I sincerely hope that that time will not be far distant though I realize you could not come back and live in Ravenscroft Road at present. You would be asking for trouble – as the houses would not be safe and the shelter is not fit for you in cold weather.

I have been asked whether I can do anything about hostels for young girls left behind and for men who are on their own but I cannot think of suitable buildings and I feel I have enough to look after at present - though I know the need is great.

Since Sunday October 13th we are feeding military in addition to all the ARP and the Shelters. They are delighted with their meals.
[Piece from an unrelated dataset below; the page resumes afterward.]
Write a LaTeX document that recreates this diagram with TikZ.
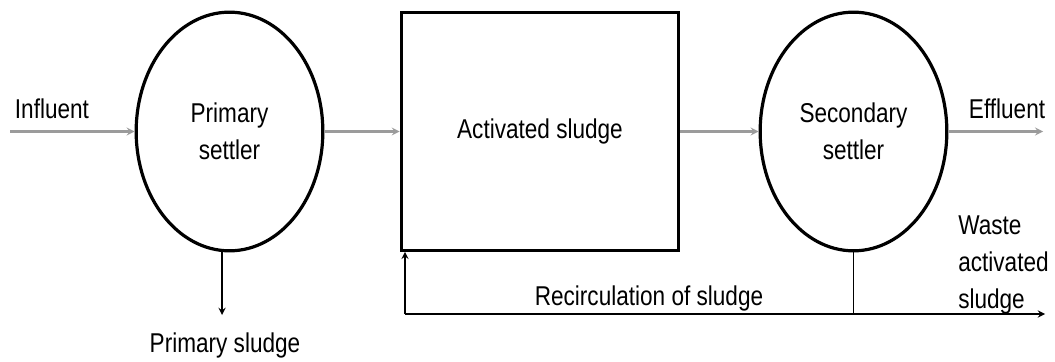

They are at both the Central Schools and are threatening to take my cooks (abduct them) when they return to their own quarters.

Their meals are similar to those we have been serving to ARP all the year but the later are never satisfied;

With love to you and hoping to hear from you soon,

Very sincerely yours

M Anderson.


Daisy's family did not escape tragedy during this destructive period in West Ham's history.

Two newspaper cuttings from 1945

Mr Parsons commended

Mrs R S Parsons of 94 Ravenscroft Road, Canning Town, husband of Alderman Mrs Parsons JP has been commended by the King and gazetted for his gallant services at a London electricity generating station during an air raid in September. He had received letters of congratulation from the electricity commissioners and the electrical engineer of the Stepney Borough Council.

Woman Alderman bereaved

A number of houses were demolished and others suffered superficial blast damage when a V Bomb fell on a row of houses near a popular dance hall. Many people were buried beneath the debris and a number lost their lives.

Among those killed were Mr Millo and his 12 year old daughter Jean, the brother and niece respectively of a woman member of the local council.